Image is kinda small but I get the idea. Problem is, this installation method is only applicable to the 2nd valve (with sediment filter) because it has a flat side to press against the side of the tank.

Our top-up hoses are similar, fitted with an inverted PVC U-pipes and ball shut off valves. I have unions for 15mm PVCs, so that's not a problem either.

----------


## RonWill

Wright,
Thanks for sorting my random thoughts in order. It was like an idea standing at the edge of the cliff and all it needed to take off... was a good kick in the rear!  :Laughing:  

Folks,
Desperation is an effective motivation not to wait for the 'round tuits' and FWIW, this shut-off valve *(SOV)* has gotta be the best sub-$20 project for the buck, period!

A trial fit of the SOV, 15mm OD (Outer Diameter) PVC pipes and elbows, to my existing top-up J-hose.
 *All images clickable for larger resolution*

Since I needed the J-hose for other smaller tanks, I rigged up another set and marked the connections, so later I can correctly re-orientate and permanently glue the separated sections.


Wright was using a stiff disk of polyethylene as an adjustable fill-depth stop but my version was still wobbily.

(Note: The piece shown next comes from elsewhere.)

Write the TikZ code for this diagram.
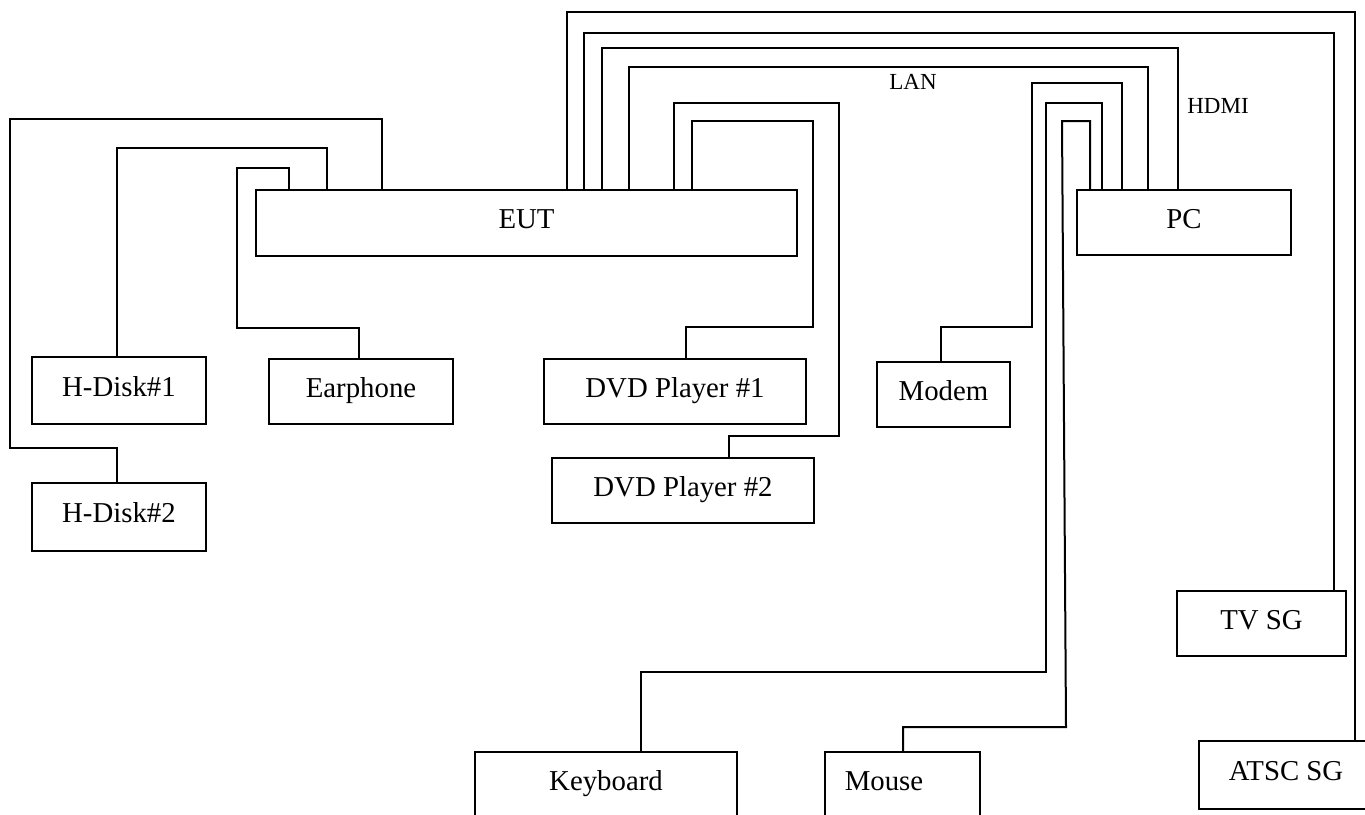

Instead, I fitted two 15mm OD pipe brackets and made it more frictional by tightening the grip with cable-ties. This image shows how the brackets are resting on the front brace and top of the light cover.


Height of fill-depth is adjusted easily by sliding the pipe brackets to the desired position. Since it was possible to remove the SOV without dismantling, I opted not to use a union connector. (Notice the difference in distance from pipe brackets to top U-section?)

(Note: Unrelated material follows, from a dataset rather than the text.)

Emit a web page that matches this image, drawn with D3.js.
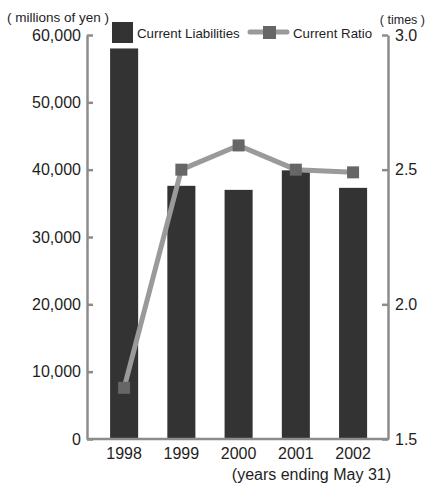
<!DOCTYPE html>
<html>
<head>
<meta charset="utf-8">
<script src="https://cdn.jsdelivr.net/npm/d3@7"></script>
<style>
  html, body { margin: 0; padding: 0; background: #fff; }
  svg { display: block; font-family: "Liberation Sans", Arial, sans-serif; }
</style>
</head>
<body>
<svg id="chart" width="428" height="483"></svg>
<script>
// Fiscal years (ending May 31)
const years = ["1998", "1999", "2000", "2001", "2002"];
// Current liabilities, millions of yen
const liabilities = [58000, 37600, 37000, 39900, 37300];
// Current ratio, times
const currentRatio = [1.69, 2.50, 2.59, 2.50, 2.49];
// Axis ticks
const leftTicks = [0, 10000, 20000, 30000, 40000, 50000, 60000];
const rightTicks = [1.5, 2.0, 2.5, 3.0];

const svg = d3.select("#chart");
const axisColor = "#8c8c8c";
const textColor = "#1e1e1e";
const plotLeft = 87, plotRight = 388, plotTop = 35, plotBottom = 439;

const x = d3.scaleBand().domain(years).range([95.5, 381.7]).paddingInner(0.51).paddingOuter(0.255);
const yL = d3.scaleLinear().domain([0, 60000]).range([plotBottom, plotTop]);
const yR = d3.scaleLinear().domain([1.5, 3.0]).range([plotBottom, plotTop]);

// Bars
svg.append("g").selectAll("rect").data(years).join("rect")
  .attr("x", d => x(d))
  .attr("width", x.bandwidth())
  .attr("y", (d, i) => yL(liabilities[i]))
  .attr("height", (d, i) => plotBottom - yL(liabilities[i]))
  .attr("fill", "#333333");

// Left axis
const gl = svg.append("g").attr("transform", `translate(${plotLeft},0)`)
  .call(d3.axisLeft(yL).tickValues(leftTicks).tickSizeInner(-6).tickSizeOuter(0).tickPadding(12)
    .tickFormat(d3.format(",")));
gl.select(".domain").attr("stroke", axisColor).attr("stroke-width", 2.5);
gl.selectAll(".tick line").attr("stroke", axisColor).attr("stroke-width", 2.5);
gl.selectAll(".tick text").attr("fill", textColor).attr("font-size", 16).attr("dx", 6)
  .attr("font-family", "'Liberation Sans', Arial, sans-serif");

// Right axis
const gr = svg.append("g").attr("transform", `translate(${plotRight},0)`)
  .call(d3.axisRight(yR).tickValues(rightTicks).tickSizeInner(-6).tickSizeOuter(0).tickPadding(13)
    .tickFormat(d3.format(".1f")));
gr.select(".domain").attr("stroke", axisColor).attr("stroke-width", 2.5);
gr.selectAll(".tick line").attr("stroke", axisColor).attr("stroke-width", 2.5);
gr.selectAll(".tick text").attr("fill", textColor).attr("font-size", 16).attr("dx", -6)
  .attr("font-family", "'Liberation Sans', Arial, sans-serif");

// Bottom baseline
svg.append("line").attr("x1", plotLeft).attr("x2", plotRight + 1).attr("y1", plotBottom).attr("y2", plotBottom)
  .attr("stroke", axisColor).attr("stroke-width", 2.5);

// Year labels
svg.append("g").selectAll("text").data(years).join("text")
  .attr("x", d => x(d) + x.bandwidth() / 2)
  .attr("y", 459)
  .attr("text-anchor", "middle")
  .attr("font-size", 16)
  .attr("fill", textColor)
  .text(d => d);

svg.append("text").attr("x", 391).attr("y", 480).attr("text-anchor", "end")
  .attr("font-size", 16).attr("fill", textColor).text("(years ending May 31)");

// Current ratio line
const cx = d => x(d) + x.bandwidth() / 2;
const line = d3.line().x((d, i) => cx(years[i])).y(d => yR(d));
svg.append("path").datum(currentRatio).attr("d", line)
  .attr("fill", "none").attr("stroke", "#9a9a9a").attr("stroke-width", 5);
const ms = 12;
svg.append("g").selectAll("rect").data(currentRatio).join("rect")
  .attr("x", (d, i) => cx(years[i]) - ms / 2)
  .attr("y", d => yR(d) - ms / 2)
  .attr("width", ms).attr("height", ms)
  .attr("fill", "#666666");

// Unit labels
svg.append("text").attr("x", 7).attr("y", 22).attr("font-size", 13.5).attr("fill", textColor)
  .text("( millions of yen )");
svg.append("text").attr("x", 425).attr("y", 24).attr("text-anchor", "end").attr("font-size", 12.5)
  .attr("fill", textColor).text("( times )");

// Legend
const lg = svg.append("g");
lg.append("rect").attr("x", 112).attr("y", 22).attr("width", 21).attr("height", 21).attr("fill", "#333333");
lg.append("text").attr("x", 137).attr("y", 37.5).attr("font-size", 13.3).attr("fill", textColor).text("Current Liabilities");
lg.append("line").attr("x1", 250).attr("x2", 287).attr("y1", 32).attr("y2", 32)
  .attr("stroke", "#9a9a9a").attr("stroke-width", 5).attr("stroke-linecap", "round");
lg.append("rect").attr("x", 263).attr("y", 26).attr("width", 13).attr("height", 13).attr("fill", "#666666");
lg.append("text").attr("x", 293).attr("y", 37.5).attr("font-size", 13.3).attr("fill", textColor).text("Current Ratio");
</script>
</body>
</html>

Here's the unhindered view of the SOV jig. Mine has screw-in connectors at two points (red arrow) so that I can work on the other 2 valves. I needed the flexibility but is not a requirement. Adapt and adopt what fits you best.

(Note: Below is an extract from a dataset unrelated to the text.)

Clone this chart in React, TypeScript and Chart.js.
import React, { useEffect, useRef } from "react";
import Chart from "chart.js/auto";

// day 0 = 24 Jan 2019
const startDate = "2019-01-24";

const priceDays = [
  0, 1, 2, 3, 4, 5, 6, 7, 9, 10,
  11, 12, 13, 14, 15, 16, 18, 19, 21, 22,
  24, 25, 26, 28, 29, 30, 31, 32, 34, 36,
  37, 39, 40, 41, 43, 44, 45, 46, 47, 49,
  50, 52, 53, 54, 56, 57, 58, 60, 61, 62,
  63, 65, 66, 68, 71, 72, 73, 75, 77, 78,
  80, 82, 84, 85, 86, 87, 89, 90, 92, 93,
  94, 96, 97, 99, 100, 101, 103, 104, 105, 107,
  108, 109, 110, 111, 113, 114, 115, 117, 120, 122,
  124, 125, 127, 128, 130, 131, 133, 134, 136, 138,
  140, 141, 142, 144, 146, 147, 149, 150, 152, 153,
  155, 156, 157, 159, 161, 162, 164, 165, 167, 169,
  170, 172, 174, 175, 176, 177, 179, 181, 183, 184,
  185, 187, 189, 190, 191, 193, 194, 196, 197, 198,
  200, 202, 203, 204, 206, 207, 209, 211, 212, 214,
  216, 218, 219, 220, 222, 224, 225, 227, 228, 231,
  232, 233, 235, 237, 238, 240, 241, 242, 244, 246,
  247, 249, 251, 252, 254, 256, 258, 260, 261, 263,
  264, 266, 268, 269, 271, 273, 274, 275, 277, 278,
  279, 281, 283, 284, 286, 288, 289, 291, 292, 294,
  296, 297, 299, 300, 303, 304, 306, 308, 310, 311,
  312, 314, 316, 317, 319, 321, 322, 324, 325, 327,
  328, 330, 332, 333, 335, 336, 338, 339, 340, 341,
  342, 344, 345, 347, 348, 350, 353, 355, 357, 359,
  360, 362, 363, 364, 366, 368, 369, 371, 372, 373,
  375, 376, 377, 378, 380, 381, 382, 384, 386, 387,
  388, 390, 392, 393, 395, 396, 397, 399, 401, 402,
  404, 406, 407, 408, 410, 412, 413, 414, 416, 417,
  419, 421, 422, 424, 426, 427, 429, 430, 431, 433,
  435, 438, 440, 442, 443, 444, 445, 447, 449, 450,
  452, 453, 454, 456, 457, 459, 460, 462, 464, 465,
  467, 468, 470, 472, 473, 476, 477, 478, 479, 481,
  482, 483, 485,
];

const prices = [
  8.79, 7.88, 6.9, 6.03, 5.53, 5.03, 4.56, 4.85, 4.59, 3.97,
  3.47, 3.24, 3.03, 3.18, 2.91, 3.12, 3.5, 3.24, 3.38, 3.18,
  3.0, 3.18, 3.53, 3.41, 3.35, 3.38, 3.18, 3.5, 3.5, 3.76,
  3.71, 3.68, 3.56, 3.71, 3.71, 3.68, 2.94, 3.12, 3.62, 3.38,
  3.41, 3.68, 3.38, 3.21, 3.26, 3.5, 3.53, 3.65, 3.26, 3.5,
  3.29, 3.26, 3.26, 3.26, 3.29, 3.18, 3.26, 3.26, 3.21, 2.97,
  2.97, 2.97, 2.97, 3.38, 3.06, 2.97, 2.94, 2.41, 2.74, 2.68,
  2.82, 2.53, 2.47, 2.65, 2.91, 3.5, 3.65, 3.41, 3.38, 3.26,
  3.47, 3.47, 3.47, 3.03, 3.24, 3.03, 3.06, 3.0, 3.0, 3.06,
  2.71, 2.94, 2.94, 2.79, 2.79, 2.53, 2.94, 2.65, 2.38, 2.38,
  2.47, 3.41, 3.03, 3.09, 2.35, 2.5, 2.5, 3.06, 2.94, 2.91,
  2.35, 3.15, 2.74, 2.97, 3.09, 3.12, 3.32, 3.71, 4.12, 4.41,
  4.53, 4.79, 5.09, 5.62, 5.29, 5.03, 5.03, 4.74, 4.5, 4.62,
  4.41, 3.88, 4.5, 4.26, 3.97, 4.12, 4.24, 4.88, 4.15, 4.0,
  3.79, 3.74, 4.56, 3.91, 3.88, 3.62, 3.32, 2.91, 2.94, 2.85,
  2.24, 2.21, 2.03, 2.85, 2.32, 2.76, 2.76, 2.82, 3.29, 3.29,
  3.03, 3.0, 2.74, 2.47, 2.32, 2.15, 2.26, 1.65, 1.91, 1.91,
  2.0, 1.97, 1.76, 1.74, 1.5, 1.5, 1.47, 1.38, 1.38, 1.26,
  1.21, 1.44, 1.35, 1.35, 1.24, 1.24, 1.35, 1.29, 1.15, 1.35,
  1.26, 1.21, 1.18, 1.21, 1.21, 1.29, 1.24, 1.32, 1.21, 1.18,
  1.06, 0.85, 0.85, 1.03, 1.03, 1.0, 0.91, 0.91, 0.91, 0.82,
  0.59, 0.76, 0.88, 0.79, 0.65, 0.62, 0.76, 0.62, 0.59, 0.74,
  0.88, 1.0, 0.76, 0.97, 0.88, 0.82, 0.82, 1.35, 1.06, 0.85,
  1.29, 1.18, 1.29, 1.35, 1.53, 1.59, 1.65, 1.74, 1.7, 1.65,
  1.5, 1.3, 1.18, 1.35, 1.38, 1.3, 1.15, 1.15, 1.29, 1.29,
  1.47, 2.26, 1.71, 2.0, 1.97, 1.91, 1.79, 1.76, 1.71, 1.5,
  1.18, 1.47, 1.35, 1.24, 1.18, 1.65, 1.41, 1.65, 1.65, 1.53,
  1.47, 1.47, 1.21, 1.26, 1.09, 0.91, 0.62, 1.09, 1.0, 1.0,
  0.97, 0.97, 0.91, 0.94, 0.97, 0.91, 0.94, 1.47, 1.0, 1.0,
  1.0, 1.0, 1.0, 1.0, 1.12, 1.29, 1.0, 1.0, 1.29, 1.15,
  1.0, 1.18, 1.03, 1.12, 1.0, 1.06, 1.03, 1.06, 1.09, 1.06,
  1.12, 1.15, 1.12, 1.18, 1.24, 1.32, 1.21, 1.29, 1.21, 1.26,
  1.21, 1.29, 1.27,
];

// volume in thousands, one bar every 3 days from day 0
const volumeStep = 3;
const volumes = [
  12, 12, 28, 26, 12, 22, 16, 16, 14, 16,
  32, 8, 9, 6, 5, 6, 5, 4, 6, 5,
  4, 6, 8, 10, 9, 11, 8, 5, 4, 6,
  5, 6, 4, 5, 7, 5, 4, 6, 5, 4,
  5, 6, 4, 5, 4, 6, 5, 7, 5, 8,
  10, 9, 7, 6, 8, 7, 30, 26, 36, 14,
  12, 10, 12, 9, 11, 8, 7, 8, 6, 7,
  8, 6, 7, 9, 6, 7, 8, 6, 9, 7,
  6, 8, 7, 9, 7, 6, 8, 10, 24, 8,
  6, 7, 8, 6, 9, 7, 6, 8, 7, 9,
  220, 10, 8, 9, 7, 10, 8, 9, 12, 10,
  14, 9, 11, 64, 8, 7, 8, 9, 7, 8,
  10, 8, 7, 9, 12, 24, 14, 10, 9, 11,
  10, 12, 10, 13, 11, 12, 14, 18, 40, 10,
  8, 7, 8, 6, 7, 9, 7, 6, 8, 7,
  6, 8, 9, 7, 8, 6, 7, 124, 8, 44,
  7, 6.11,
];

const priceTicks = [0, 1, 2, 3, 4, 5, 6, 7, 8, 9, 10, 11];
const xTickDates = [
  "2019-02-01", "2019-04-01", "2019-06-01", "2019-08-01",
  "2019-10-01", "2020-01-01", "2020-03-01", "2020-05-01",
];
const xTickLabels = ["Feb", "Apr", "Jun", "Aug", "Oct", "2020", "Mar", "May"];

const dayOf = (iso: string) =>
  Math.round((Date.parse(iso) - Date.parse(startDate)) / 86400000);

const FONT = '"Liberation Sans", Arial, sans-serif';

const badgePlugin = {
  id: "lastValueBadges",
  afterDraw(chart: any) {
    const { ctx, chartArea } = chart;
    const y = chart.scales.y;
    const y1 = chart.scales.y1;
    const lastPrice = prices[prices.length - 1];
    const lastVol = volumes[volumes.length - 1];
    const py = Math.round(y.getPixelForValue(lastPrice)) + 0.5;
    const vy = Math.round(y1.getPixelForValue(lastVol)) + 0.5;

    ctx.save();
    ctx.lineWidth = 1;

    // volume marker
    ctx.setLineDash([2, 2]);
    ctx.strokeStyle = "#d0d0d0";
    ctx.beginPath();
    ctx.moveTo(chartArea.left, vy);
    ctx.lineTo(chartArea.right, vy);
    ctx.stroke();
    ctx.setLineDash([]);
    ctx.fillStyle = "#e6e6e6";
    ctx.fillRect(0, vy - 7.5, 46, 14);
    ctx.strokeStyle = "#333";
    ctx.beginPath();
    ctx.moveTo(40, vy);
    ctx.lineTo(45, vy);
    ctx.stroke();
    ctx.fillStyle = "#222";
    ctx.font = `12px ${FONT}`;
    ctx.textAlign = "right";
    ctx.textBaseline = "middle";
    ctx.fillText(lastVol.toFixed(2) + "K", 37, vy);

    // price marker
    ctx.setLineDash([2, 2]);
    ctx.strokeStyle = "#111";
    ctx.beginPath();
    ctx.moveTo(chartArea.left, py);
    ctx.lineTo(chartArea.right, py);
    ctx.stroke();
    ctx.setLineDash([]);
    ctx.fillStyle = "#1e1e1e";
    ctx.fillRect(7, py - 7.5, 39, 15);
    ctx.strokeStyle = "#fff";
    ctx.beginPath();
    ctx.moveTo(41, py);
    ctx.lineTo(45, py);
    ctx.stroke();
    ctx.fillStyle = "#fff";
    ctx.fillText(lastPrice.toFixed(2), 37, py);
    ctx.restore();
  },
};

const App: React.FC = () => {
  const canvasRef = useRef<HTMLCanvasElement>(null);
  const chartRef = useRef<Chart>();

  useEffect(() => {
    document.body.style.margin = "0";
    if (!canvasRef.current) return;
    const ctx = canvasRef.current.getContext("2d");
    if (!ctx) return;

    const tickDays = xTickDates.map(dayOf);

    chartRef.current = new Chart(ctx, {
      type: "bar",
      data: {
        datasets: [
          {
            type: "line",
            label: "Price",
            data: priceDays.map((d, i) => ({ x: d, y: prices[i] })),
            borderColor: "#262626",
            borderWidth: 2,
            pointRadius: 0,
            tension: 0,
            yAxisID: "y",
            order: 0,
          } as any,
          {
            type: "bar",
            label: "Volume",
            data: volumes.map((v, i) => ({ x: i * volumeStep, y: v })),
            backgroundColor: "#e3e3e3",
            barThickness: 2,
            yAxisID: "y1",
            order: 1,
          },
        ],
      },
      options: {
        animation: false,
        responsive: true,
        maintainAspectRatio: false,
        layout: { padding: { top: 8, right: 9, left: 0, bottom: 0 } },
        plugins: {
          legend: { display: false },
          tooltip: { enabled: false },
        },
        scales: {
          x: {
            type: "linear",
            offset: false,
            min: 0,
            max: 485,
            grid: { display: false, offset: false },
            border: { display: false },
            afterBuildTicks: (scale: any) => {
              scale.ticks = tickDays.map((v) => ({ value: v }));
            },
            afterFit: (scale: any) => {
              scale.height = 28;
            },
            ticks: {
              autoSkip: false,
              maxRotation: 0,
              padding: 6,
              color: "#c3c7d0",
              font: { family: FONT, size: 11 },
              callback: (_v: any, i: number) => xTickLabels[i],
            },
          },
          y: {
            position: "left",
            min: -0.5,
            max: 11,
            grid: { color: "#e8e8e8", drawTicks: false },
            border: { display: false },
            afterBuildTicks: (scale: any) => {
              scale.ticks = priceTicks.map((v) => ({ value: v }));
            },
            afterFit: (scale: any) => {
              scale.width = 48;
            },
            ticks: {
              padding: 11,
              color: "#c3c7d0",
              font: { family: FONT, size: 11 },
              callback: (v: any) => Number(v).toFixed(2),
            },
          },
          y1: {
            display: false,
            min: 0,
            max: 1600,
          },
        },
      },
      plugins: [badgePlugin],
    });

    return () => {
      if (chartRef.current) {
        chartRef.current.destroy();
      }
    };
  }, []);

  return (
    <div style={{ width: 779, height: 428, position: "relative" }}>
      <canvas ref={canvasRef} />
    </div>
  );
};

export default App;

Have fun DIY-ing, *remember to let the glue set* and be stress-free during your next water change!  :Wink:

----------


## whuntley

Nicely done, Ron,

I was lucky, in that my float valves had a 3/4" hose fitting right on the top of the box that protects the float. That eliminated a whole "J" section.

Since I wanted the outside longer PVC section close to the lift center of the float, I had to use the union to be able to take it apart for repair or maintenance. Your solution looks more complicated, but actually is probably simpler.

Your excitement over this project prompted me to go ahead and order a new float valve so I can build one for myself. I have no idea where my old one went, having moved three times since I needed it. Probably gave it to one of my BAKA friends.

As a precaution, it might very slowly leak if tied to the high-pressure water mains, so don't leave it and go out to dinner until you are certain it will turn 100% off. I was using very low pressure from a little fountain pump, so it was very reliable about stopping at the correct level.

Wright

PS Thanks for fixing my botched attempt to lighten the pic. I managed to break the link, but Ronnie repaired it. You can now see the box around the float a little better. It wasn't the original pic for the article, but it was all I could find. Not too great, I know. [Probably one of my early digital camera failures. I had about 3 or 4 before I discovered the DSC-D770 by Sony. Early P&S cameras were pretty awful.]

----------


## RonWill

Yes, Wright, I noticed the top connection on the horse-trough valve but I'll fiddle with the 1st and 3rd SOVs, to see if a horizontal connection is possible (instead of a connection from below). Looks neater, I think, and if so, I'll rig up 2 permanent SOV jigs for the tanks in the study.




> As a precaution, it might very slowly leak if tied to the high-pressure water mains


 The new jig is mounted onto a pail and it did stop at a predetermined level. I left the mains on and if there's any 'slow, undetected' leakage, I will know when I return home later.

Also, when your new jig is completed, upload those _bigger_ pics. I'm especially interested to see up-close, how this trough valve looks like.

For others, intrigued by what we're doing and tempted to rig one up, do upload your finished projects, plus end-user observations, so we can exchange more ideas.

Kwek Leong said that 'the next wave surpasses the one before' (or something like that  :Rolling Eyes:  ), so I'm sure someone will come up with better and more well-thoughtout designs.

Keep 'em rollin' in.

----------


## RonWill

An update...

Left overnight in a pail, I returned to find a puddle of water heading down the stairs. Apparently, there's a leak that went undetected.

  

Found the source of the problem and everything works fine and dandy now. You should see the smile on my face!  :Wink:

----------


## FC

IMO, the first/last types seem to be the most practical. They need just straight connection (no "J" required), forming an inverted "U". Thereafter, adjusting the "water level" knob to desire top-up level.

----------


## RonWill

Folks,
I've been trying to figure how to 'mount' the valves and this method has worked reliably, without overflowing, for the past few days.


Water to this _sturisoma_ tank is gravity-fed (non-pressurized) from a upper-tier tank. The clip fitting is what I normally use for my glass partitions and while not the best looking thing around, it is adaptable and easily transferred to other tanks.

----------